Now then, ready to get gnarly? A passion for Zinfandel led Gnarly Head Winery’s winemaking team to Lodi, Calif., where Zin thrives like oranges do in Valencia. A healthy sense of humor and the notion that wine should be fun led to the winemakers to christen their signature wine Gnarly Head Old Vine Zin. Part of the inspiration for this oddly named wine came from seeing “head trained” vines in Lodi vineyards—twisted, unruly Zinfandel vines that sprout leaves “like umbrellas” and look, well, like gnarly heads. Those old vines—ranging from 35 to 80 years in age—produce grapes with fabulous, even gnarly, flavor.


Gnarly Head Old Vine Zin ($14) is a lusty, robust, highly tannic, fruit-bomb Zinfandel with mouth-filling blueberry, cherry and blackberry flavors, nice spice and an underpinning of chocolate. The black-fruit attack opens up after a half hour or more, so plan accordingly, and give this Zin some time to breathe and mellow. Gnarly Head Old Vine Zin has “barbecue” written all over it, so break some out for your end of summer leaf-raking backyard bash or tailgate party. Wanna get gnarlier? The winery also does a limited production Zinfandel called Gnarlier Head Old Vine Zin ($28) made from hand-harvested single-vineyard grapes picked over a three day period.

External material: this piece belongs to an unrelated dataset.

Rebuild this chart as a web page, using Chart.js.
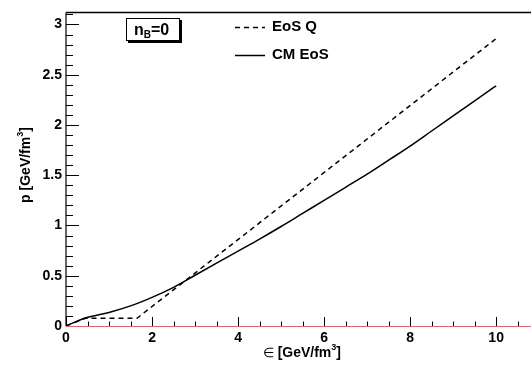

To call Gnarly Head Chardonnay ($14) gnarly would imply the flabby, over-oaked, malolactic monster that we find too often in California. Well, this isn’t that. In fact, Gnarly Head Chard is loaded with tropical fruit flavors—pineapple, tangerine, coconut and even a hint of ginger and honey—along with crisp acidity and surprisingly good structure for this price level. The tropical leanings of Gnarly Head Chardonnay make it an obvious choice for Asian-spiced dishes as well as blackened redfish, fish tacos and curries.